Il faut voir ça. Le titre de mon billet – le bois tordu de l’humanité – évoque un ouvrage publié par le grand philosophe Isaiah Berlin… Le sens que peut revêtir cette expression en la reliant à l’art d’Omar Ba frappera tout de suite l’œil de l’observateur: ses œuvres sont traversées de troncs de palmiers tordus et entremêlés, dans lesquels des personnages, certains mi-hommes mi bêtes, ou d’autres encore, s’insinuent dans le paysage et la géographie mentale de cet artiste que l’on doit aborder comme un Atlas: à plusieurs échelles. On doit en effet analyser ses tableaux selon plusieurs points de vue. Il faut s’approcher de ces «toiles» peintes d’abord en noir, sur carton. Plusieurs techniques sont utilisées, incluant le simple crayon, où l’artiste inscrit quelques idées nous suggérant d’autres pistes d’interprétation.  Puis, on prend du recul et on devine des silhouettes de squelettes, certains personnages dissimulés, ou encore une forme de neige qui, comme des flammes, consumeraient le paysage…

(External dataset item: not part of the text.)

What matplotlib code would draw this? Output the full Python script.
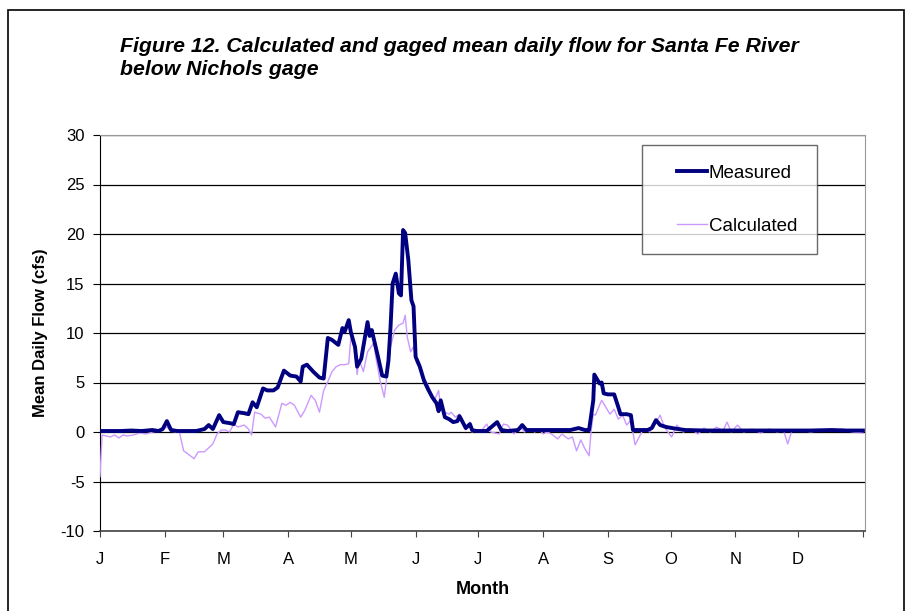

L’imaginaire d’Omar Ba rassemble tout le vivant. Chaque toile est un organisme, traversé par ce bois tordu qu’est notre humanité. Cet univers comprend des méandres d’une rivière, qui, à travers des îles de coton en fleur, nous plonge dans l’unité du vivant… Un «War junkie» affalé avec sa mitraillette, chaussé de «pompes» nouvellement acquises, sans doute un «don» fait par un caïd de la guerre des diamants à un enfant soldat : «Vas tuer ton voisin et j’te donne ces chaussures Nike» !!!  Ou encore, dans «Droit de veto 1», un agneau sacrifié par les grandes puissances, qui se servent de l’Afrique comme d’un terrain de jeu pour satisfaire leur avarice.

On m’a raconté que lors du lancement de l’expo, Omar Ba a raconté qu’au départ, il exposait dans des salons de coiffure, des centres d’achat, avant d’être «récupéré» par le circuit des grandes galeries de Genève et d’ailleurs… Les œuvres rassemblées pour cette expo méritent le détour. Il faut plonger; avancer puis reculer devant ces tableaux à la géographie complexe et vibrante.